##### MATERIAL #####

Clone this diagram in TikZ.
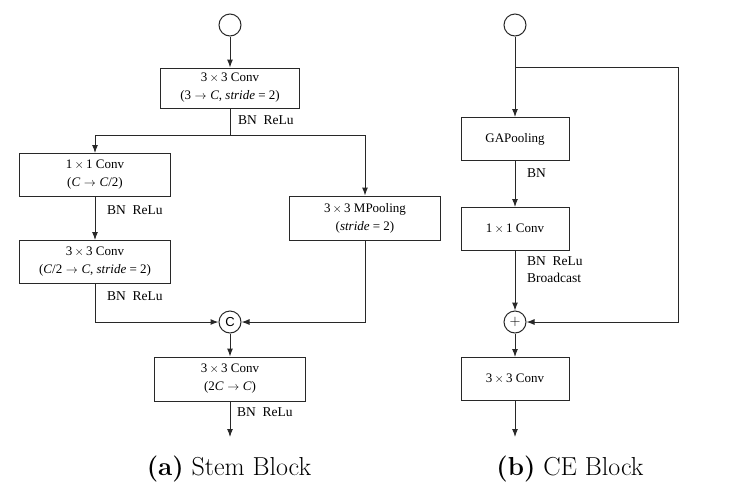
\documentclass[tikz,border=0pt]{standalone}
\usepackage{fontspec}
\newfontfamily\timesfont{Liberation Serif}
\newfontfamily\arialfont{Liberation Sans}
\usetikzlibrary{positioning, arrows.meta}
\definecolor{lnGray}{RGB}{40,40,40}
\newcommand{\tms}{\,$\times$\,}
\newcommand{\tto}{\;$\rightarrow$\;}

\begin{document}
\begin{tikzpicture}[x=1pt, y=-1pt,
  blk/.style={draw=lnGray, line width=1pt, minimum width=151pt, minimum height=43pt, align=center, inner sep=0pt, font=\timesfont\fontsize{13}{18}\selectfont},
  dot/.style={draw=lnGray, line width=1pt, circle, minimum size=22pt, inner sep=0pt, font=\fontsize{15}{15}\selectfont},
  note/.style={anchor=west, align=left, inner sep=0pt, font=\timesfont\fontsize{13.5}{17}\selectfont},
  flow/.style={draw=lnGray, line width=1pt, -{Latex[length=8pt,width=6pt]}},
  wire/.style={draw=lnGray, line width=1pt},
  subcap/.style={inner sep=0pt, font=\fontsize{26}{30}\selectfont}
]
  \useasboundingbox (0,0) rectangle (729,499);

  % (a) stem block
  \node[dot] (inA) at (230,25) {};
  \node[blk, minimum width=139pt, minimum height=40pt] (conv0) at (230,88) {3\tms3 Conv\\(3\tto\textit{C}, \textit{stride} = 2)};
  \coordinate (splitA) at (230,135);
  \node[blk] (conv1) at (95,175) {1\tms1 Conv\\(\textit{C}\tto\textit{C}/2)};
  \node[blk] (conv2) at (95,262) {3\tms3 Conv\\(\textit{C}/2\tto\textit{C}, \textit{stride} = 2)};
  \node[blk, minimum height=44pt] (mpool) at (365,218) {3\tms3 MPooling\\(\textit{stride} = 2)};
  \node[dot] (cat) at (230,322) {\arialfont\fontsize{13}{13}\selectfont C};
  \node[blk, minimum height=44pt] (conv3) at (230,379) {3\tms3 Conv\\(2\textit{C}\tto\textit{C})};
  \coordinate (outA) at (230,437);

  \node[note] (lbA0) at (238,120) {BN\ \ ReLu};
  \node[note] (lbA1) at (107,210) {BN\ \ ReLu};
  \node[note] (lbA2) at (107,296) {BN\ \ ReLu};
  \node[note] (lbA3) at (237,412) {BN\ \ ReLu};

  \draw[flow] (inA) -- (conv0);
  \draw[wire] (conv0) -- (splitA);
  \draw[flow] (splitA) -| (conv1);
  \draw[flow] (splitA) -| (mpool);
  \draw[flow] (conv1) -- (conv2);
  \draw[flow] (conv2) |- (cat);
  \draw[flow] (mpool) |- (cat);
  \draw[flow] (cat) -- (conv3);
  \draw[flow] (conv3) -- (outA);

  % (b) CE block
  \node[dot] (inB) at (515,25) {};
  \coordinate (splitB) at (515,67);
  \coordinate (skipB) at (678,67);
  \node[blk, minimum width=108pt] (gap) at (515,139) {GAPooling};
  \node[blk, minimum width=108pt] (conv4) at (515,229) {1\tms1 Conv};
  \node[dot] (add) at (515,322) {$+$};
  \node[blk, minimum width=108pt] (conv5) at (515,379) {3\tms3 Conv};
  \coordinate (outB) at (515,437);

  \node[note] (lbB0) at (527,173) {BN};
  \node[note] (lbB1) at (527,270) {BN\ \ ReLu\\Broadcast};

  \draw[flow] (inB) -- (gap);
  \draw[flow] (splitB) -- (skipB) |- (add);
  \draw[flow] (gap) -- (conv4);
  \draw[flow] (conv4) -- (add);
  \draw[flow] (add) -- (conv5);
  \draw[flow] (conv5) -- (outB);

  \node[subcap] (capA) at (229,469) {\textbf{(a)} Stem Block};
  \node[subcap] (capB) at (570,469) {\textbf{(b)} CE Block};
\end{tikzpicture}
\end{document}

#####

▸ **GOAL OF THE EXERCISE**
Up to and including the line with "(conv3) -- (outA);", copy the data above from its first line. Skip pictures.

▸ **SOLUTION FOR THIS EXERCISE**
Clone this diagram in TikZ.
\documentclass[tikz,border=0pt]{standalone}
\usepackage{fontspec}
\newfontfamily\timesfont{Liberation Serif}
\newfontfamily\arialfont{Liberation Sans}
\usetikzlibrary{positioning, arrows.meta}
\definecolor{lnGray}{RGB}{40,40,40}
\newcommand{\tms}{\,$\times$\,}
\newcommand{\tto}{\;$\rightarrow$\;}

\begin{document}
\begin{tikzpicture}[x=1pt, y=-1pt,
  blk/.style={draw=lnGray, line width=1pt, minimum width=151pt, minimum height=43pt, align=center, inner sep=0pt, font=\timesfont\fontsize{13}{18}\selectfont},
  dot/.style={draw=lnGray, line width=1pt, circle, minimum size=22pt, inner sep=0pt, font=\fontsize{15}{15}\selectfont},
  note/.style={anchor=west, align=left, inner sep=0pt, font=\timesfont\fontsize{13.5}{17}\selectfont},
  flow/.style={draw=lnGray, line width=1pt, -{Latex[length=8pt,width=6pt]}},
  wire/.style={draw=lnGray, line width=1pt},
  subcap/.style={inner sep=0pt, font=\fontsize{26}{30}\selectfont}
]
  \useasboundingbox (0,0) rectangle (729,499);

  % (a) stem block
  \node[dot] (inA) at (230,25) {};
  \node[blk, minimum width=139pt, minimum height=40pt] (conv0) at (230,88) {3\tms3 Conv\\(3\tto\textit{C}, \textit{stride} = 2)};
  \coordinate (splitA) at (230,135);
  \node[blk] (conv1) at (95,175) {1\tms1 Conv\\(\textit{C}\tto\textit{C}/2)};
  \node[blk] (conv2) at (95,262) {3\tms3 Conv\\(\textit{C}/2\tto\textit{C}, \textit{stride} = 2)};
  \node[blk, minimum height=44pt] (mpool) at (365,218) {3\tms3 MPooling\\(\textit{stride} = 2)};
  \node[dot] (cat) at (230,322) {\arialfont\fontsize{13}{13}\selectfont C};
  \node[blk, minimum height=44pt] (conv3) at (230,379) {3\tms3 Conv\\(2\textit{C}\tto\textit{C})};
  \coordinate (outA) at (230,437);

  \node[note] (lbA0) at (238,120) {BN\ \ ReLu};
  \node[note] (lbA1) at (107,210) {BN\ \ ReLu};
  \node[note] (lbA2) at (107,296) {BN\ \ ReLu};
  \node[note] (lbA3) at (237,412) {BN\ \ ReLu};

  \draw[flow] (inA) -- (conv0);
  \draw[wire] (conv0) -- (splitA);
  \draw[flow] (splitA) -| (conv1);
  \draw[flow] (splitA) -| (mpool);
  \draw[flow] (conv1) -- (conv2);
  \draw[flow] (conv2) |- (cat);
  \draw[flow] (mpool) |- (cat);
  \draw[flow] (cat) -- (conv3);
  \draw[flow] (conv3) -- (outA);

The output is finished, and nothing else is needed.